September 14, 2008
White ibis, rare in these parts, excites birders
By Jim Beckerman
Bird is the word at the New Jersey Meadowlands this weekend.
One bird in particular: a juvenile white ibis, a rare visitor to these climes that had the 80 or so birdwatchers traipsing through Harrier Meadow on Saturday, as part of the two-day fifth annual New Jersey Meadowlands Festival of Birding, all atwitter.
“It would be nice to see it,” said Jennie Gaitskill, 81, of Waldwick, a birder of 30 years’ standing, who was there with her daughter Lee. “I’ve never seen it in New Jersey.”
The white ibis, more typically a Southern bird, was spotted Aug. 19 in Harrier Meadow and intermittently seen there since. It was last sighted, said tour leader Mike Newhouse, a wetlands specialist, Sept. 6 – but birders were anxiously peering through their Nikons, Canons, Zeisses, and Leicas, in case it should return.
“This has burned through the information sharing that goes on in the birding community,” said Bill Sheehan, the Hackensack Riverkeeper whose organization co-produced the event, which will continue today.
“Before you know it, everyone was talking about this bird we spotted.”
Harrier Meadow, a roughly 70-acre restored wetlands site whose two brackish pools, tidal mudflat and marshlands are teeming with life, usually is closed to the public.
The area is adjacent to the Erie Landfill, the site of a planned construction project that could pose an insurance risk, said Jim Wright, communications officer for the New Jersey Meadowlands Commission.
However, the Hackensack Riverkeeper Inc., the New Jersey Audubon Society and the Meadowlands Commission have joined forces to create the festival and open the area once a year so that naturalists can get some supervised access. More frequent guided tours are in the works for the future, Wright said.
“I’ve got woodpeckers!” Edna Duffy, 57, of Secaucus, shouted at she peered through her binoculars. “Right in front of us! Over to the left. They went to the back of that shrub.”
The Harrier Meadow hike was just one event in the festival, which drew more than 200 visitors, paying $40 a head, to the Meadowlands Environment Center. There were lectures and exhibits, nature walks, pontoon-boat trips on Saw Mill Creek and Mill Creek Marsh, and a keynote address by Jonathan Trouern-Trend, author of “Birding Babylon.” Further field trips are planned for today.

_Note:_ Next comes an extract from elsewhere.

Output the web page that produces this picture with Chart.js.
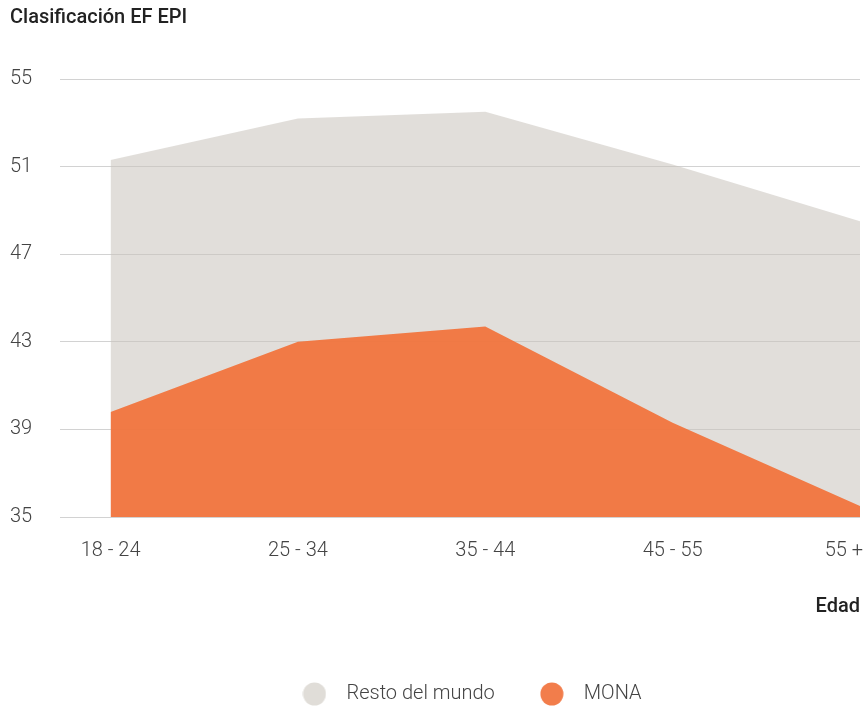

Ultimately, the goal is to raise awareness about the Meadowlands, a 30.4-square-mile district that has been a dumping ground — both literally and as the butt of mosquito and Mafia jokes — for nearly a century. But that’s changing.

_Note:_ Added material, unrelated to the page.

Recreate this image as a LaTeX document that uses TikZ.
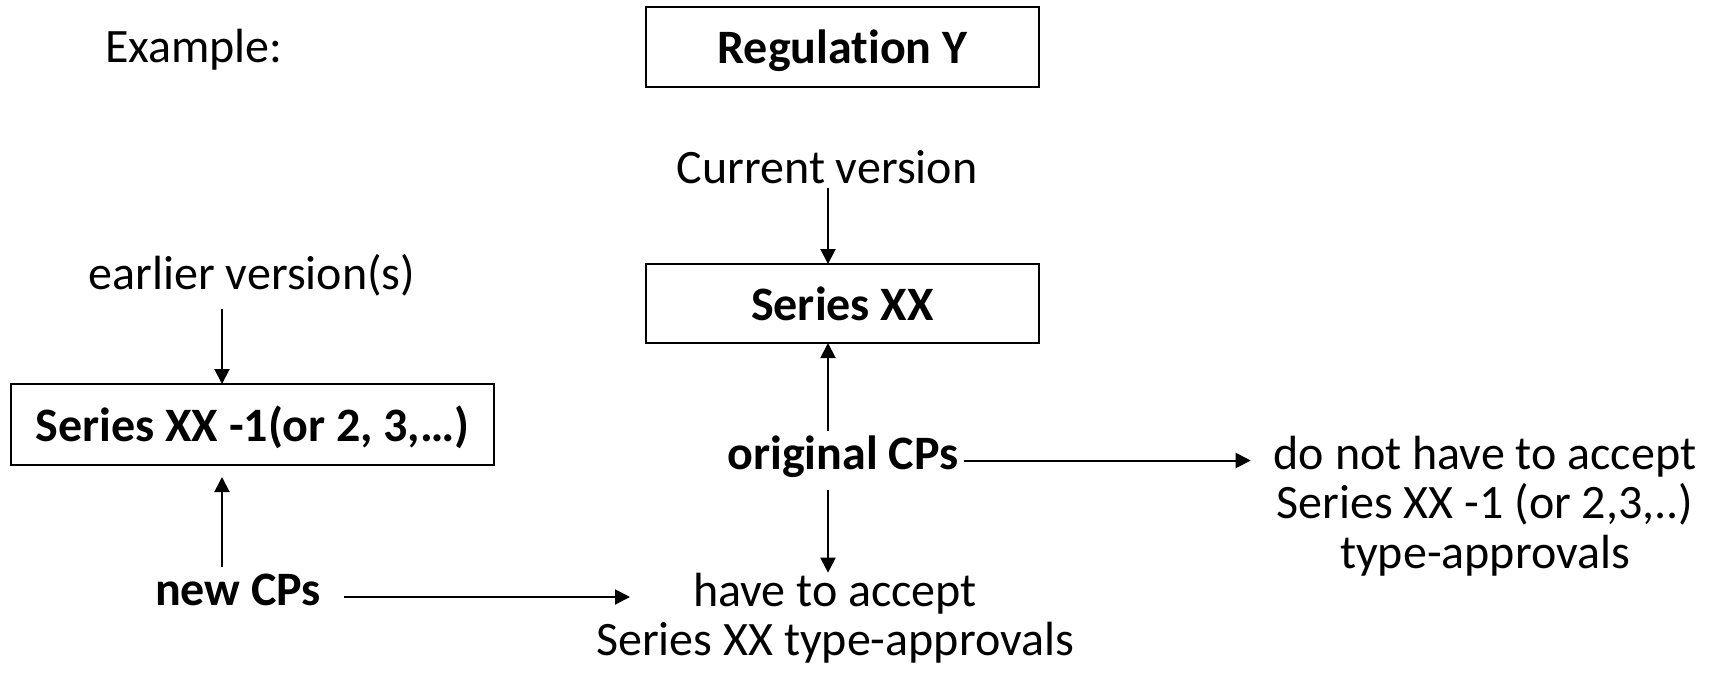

“This is a way to get people here to see [the Meadowlands],” said Jeff Fucci, 25, of Carlstadt, a volunteer boat tour narrator. “I like to refer to it as a gem that’s seven miles from New York City.”
By the middle of the day, birders had spotted about 27 species, including peregrine falcons, stilt sandpipers, green herons, magnolia warblers, yellow-billed cuckoos, ospreys, marsh wrens, blue-winged teals, northern pintails, brown thrashers, song sparrows, kestrels, and belted kingfishers. But no ibis.
Blame the high tide, Newhouse said. The ibis is more a mid-tide bird.
“It’s driving me nuts,” Wright said. “It seems like I’m the only one the staff who hasn’t seen it yet.”